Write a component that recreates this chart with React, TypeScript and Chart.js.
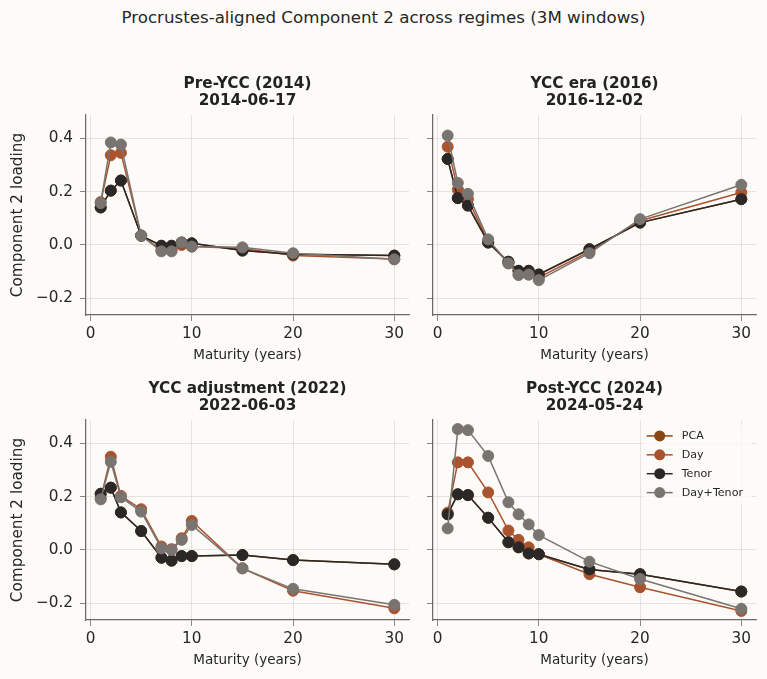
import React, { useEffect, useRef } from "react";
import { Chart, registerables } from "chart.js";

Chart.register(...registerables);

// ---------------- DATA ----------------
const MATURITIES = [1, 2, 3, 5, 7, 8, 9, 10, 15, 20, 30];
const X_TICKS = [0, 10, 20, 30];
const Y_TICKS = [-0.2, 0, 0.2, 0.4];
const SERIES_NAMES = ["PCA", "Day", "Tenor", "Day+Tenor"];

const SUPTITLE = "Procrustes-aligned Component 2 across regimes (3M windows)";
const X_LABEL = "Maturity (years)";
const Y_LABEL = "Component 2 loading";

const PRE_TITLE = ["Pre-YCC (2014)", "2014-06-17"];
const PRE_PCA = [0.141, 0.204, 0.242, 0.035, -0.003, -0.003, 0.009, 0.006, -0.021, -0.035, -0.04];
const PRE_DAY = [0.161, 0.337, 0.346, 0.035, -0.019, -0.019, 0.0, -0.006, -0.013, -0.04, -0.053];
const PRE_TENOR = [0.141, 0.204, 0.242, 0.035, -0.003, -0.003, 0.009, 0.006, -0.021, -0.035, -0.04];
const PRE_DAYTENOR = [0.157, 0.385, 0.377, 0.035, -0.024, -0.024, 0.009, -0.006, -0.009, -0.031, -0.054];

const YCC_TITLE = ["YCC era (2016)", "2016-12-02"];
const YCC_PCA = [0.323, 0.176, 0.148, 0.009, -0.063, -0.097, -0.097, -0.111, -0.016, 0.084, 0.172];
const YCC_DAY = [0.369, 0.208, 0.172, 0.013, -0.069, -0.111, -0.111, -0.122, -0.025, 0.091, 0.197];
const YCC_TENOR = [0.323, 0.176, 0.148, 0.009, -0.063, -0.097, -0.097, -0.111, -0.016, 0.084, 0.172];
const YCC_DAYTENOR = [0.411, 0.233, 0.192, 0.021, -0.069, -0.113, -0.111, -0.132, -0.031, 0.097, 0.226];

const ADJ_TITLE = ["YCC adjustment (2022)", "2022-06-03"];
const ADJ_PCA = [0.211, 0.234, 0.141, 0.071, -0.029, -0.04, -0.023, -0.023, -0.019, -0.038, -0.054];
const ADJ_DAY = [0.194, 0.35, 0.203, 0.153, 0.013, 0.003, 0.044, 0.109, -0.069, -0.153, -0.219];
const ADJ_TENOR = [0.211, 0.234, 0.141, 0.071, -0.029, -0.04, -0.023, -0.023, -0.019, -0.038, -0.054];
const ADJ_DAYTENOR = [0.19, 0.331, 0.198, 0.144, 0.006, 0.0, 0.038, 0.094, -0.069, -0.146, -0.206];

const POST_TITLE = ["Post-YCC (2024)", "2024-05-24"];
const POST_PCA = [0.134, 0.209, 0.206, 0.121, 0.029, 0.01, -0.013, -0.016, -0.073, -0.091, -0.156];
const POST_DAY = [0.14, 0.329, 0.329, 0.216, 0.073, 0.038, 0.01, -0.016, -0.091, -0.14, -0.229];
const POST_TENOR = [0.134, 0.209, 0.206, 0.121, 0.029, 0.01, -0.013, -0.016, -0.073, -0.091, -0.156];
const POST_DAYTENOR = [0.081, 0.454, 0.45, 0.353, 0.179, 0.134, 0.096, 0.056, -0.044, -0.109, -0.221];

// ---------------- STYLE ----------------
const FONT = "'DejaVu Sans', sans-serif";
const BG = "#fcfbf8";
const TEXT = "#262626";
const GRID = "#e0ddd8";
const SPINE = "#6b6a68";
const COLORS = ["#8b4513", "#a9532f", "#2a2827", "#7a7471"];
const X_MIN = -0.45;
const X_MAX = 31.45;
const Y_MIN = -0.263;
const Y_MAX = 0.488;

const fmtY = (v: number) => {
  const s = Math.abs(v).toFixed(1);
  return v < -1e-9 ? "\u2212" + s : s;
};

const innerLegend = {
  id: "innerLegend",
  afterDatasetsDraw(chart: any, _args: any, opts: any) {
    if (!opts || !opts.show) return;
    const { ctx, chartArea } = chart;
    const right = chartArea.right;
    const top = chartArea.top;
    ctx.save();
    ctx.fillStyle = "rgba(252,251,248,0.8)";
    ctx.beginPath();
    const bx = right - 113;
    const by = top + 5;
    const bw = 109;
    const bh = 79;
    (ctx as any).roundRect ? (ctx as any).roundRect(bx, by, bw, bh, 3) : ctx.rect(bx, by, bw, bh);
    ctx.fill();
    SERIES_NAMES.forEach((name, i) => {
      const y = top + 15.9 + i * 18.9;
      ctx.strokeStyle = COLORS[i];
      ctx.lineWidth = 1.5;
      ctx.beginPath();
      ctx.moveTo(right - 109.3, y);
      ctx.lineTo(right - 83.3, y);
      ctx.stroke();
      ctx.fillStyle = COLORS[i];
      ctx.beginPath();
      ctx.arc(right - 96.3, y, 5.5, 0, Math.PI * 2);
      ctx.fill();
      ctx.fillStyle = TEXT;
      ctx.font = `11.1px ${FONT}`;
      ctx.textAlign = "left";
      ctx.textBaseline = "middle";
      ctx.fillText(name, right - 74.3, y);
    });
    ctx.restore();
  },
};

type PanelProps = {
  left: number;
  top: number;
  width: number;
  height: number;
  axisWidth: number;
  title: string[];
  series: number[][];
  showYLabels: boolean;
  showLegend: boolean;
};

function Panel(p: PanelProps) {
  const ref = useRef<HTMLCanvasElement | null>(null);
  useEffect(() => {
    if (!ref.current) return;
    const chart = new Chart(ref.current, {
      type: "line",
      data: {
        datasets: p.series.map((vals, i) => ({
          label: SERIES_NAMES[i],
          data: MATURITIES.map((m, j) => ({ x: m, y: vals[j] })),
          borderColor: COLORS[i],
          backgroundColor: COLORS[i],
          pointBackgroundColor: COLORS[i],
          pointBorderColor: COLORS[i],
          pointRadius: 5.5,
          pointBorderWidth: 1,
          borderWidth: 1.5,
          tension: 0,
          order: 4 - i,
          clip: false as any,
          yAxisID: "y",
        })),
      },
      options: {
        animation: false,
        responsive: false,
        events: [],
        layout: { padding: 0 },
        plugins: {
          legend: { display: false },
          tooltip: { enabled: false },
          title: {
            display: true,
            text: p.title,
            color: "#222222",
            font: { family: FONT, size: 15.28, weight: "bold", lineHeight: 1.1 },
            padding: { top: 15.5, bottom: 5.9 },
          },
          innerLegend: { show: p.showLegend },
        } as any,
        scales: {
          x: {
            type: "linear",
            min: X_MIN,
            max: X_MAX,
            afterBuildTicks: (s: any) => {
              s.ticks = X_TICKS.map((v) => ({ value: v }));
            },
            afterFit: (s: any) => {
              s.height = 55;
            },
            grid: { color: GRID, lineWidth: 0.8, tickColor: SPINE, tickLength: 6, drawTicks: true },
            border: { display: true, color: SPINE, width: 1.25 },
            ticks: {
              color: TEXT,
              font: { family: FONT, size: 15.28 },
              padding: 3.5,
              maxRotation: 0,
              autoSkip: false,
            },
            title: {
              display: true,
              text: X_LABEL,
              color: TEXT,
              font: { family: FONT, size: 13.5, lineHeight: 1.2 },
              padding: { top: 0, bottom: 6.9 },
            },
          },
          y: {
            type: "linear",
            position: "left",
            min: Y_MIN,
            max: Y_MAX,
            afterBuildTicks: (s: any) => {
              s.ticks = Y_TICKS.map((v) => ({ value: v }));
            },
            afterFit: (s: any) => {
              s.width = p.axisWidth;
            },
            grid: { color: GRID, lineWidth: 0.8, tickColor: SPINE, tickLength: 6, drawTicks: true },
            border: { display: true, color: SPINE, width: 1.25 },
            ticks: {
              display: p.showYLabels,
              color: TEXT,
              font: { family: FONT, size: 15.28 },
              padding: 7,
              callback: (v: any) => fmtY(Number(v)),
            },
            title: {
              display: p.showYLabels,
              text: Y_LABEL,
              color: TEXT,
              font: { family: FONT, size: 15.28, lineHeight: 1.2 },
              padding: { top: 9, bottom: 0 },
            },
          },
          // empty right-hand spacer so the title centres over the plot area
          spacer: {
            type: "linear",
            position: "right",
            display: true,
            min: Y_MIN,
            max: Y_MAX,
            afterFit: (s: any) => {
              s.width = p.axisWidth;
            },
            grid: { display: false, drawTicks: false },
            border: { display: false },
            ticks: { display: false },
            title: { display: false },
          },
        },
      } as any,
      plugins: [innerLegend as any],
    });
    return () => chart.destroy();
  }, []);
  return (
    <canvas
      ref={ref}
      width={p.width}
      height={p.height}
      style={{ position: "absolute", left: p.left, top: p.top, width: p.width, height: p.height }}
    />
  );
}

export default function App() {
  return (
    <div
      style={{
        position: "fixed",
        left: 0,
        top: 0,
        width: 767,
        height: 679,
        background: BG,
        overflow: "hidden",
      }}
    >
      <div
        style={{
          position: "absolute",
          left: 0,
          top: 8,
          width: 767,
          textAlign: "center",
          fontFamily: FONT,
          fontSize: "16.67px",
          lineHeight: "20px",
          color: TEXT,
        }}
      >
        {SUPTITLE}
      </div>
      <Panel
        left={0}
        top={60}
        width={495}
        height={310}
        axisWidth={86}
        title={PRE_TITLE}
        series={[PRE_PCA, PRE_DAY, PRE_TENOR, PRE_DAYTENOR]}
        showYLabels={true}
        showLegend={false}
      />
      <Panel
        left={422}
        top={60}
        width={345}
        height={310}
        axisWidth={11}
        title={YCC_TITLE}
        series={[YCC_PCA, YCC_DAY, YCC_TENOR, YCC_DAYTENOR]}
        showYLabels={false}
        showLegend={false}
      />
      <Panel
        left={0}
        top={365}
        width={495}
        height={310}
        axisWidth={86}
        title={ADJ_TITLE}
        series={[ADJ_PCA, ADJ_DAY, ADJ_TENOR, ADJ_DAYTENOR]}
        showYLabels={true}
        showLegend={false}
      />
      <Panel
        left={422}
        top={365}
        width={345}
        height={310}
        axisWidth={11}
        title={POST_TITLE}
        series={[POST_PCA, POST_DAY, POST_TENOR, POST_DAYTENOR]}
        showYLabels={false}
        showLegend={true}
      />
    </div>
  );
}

- - -

**TASK REQUIREMENTS**
Starting at the top of the listing above, reproduce each line up to and including the one with "-0.069, -0.146, -0.206];"; omit the pictures.

**REPLY**
Write a component that recreates this chart with React, TypeScript and Chart.js.
import React, { useEffect, useRef } from "react";
import { Chart, registerables } from "chart.js";

Chart.register(...registerables);

// ---------------- DATA ----------------
const MATURITIES = [1, 2, 3, 5, 7, 8, 9, 10, 15, 20, 30];
const X_TICKS = [0, 10, 20, 30];
const Y_TICKS = [-0.2, 0, 0.2, 0.4];
const SERIES_NAMES = ["PCA", "Day", "Tenor", "Day+Tenor"];

const SUPTITLE = "Procrustes-aligned Component 2 across regimes (3M windows)";
const X_LABEL = "Maturity (years)";
const Y_LABEL = "Component 2 loading";

const PRE_TITLE = ["Pre-YCC (2014)", "2014-06-17"];
const PRE_PCA = [0.141, 0.204, 0.242, 0.035, -0.003, -0.003, 0.009, 0.006, -0.021, -0.035, -0.04];
const PRE_DAY = [0.161, 0.337, 0.346, 0.035, -0.019, -0.019, 0.0, -0.006, -0.013, -0.04, -0.053];
const PRE_TENOR = [0.141, 0.204, 0.242, 0.035, -0.003, -0.003, 0.009, 0.006, -0.021, -0.035, -0.04];
const PRE_DAYTENOR = [0.157, 0.385, 0.377, 0.035, -0.024, -0.024, 0.009, -0.006, -0.009, -0.031, -0.054];

const YCC_TITLE = ["YCC era (2016)", "2016-12-02"];
const YCC_PCA = [0.323, 0.176, 0.148, 0.009, -0.063, -0.097, -0.097, -0.111, -0.016, 0.084, 0.172];
const YCC_DAY = [0.369, 0.208, 0.172, 0.013, -0.069, -0.111, -0.111, -0.122, -0.025, 0.091, 0.197];
const YCC_TENOR = [0.323, 0.176, 0.148, 0.009, -0.063, -0.097, -0.097, -0.111, -0.016, 0.084, 0.172];
const YCC_DAYTENOR = [0.411, 0.233, 0.192, 0.021, -0.069, -0.113, -0.111, -0.132, -0.031, 0.097, 0.226];

const ADJ_TITLE = ["YCC adjustment (2022)", "2022-06-03"];
const ADJ_PCA = [0.211, 0.234, 0.141, 0.071, -0.029, -0.04, -0.023, -0.023, -0.019, -0.038, -0.054];
const ADJ_DAY = [0.194, 0.35, 0.203, 0.153, 0.013, 0.003, 0.044, 0.109, -0.069, -0.153, -0.219];
const ADJ_TENOR = [0.211, 0.234, 0.141, 0.071, -0.029, -0.04, -0.023, -0.023, -0.019, -0.038, -0.054];
const ADJ_DAYTENOR = [0.19, 0.331, 0.198, 0.144, 0.006, 0.0, 0.038, 0.094, -0.069, -0.146, -0.206];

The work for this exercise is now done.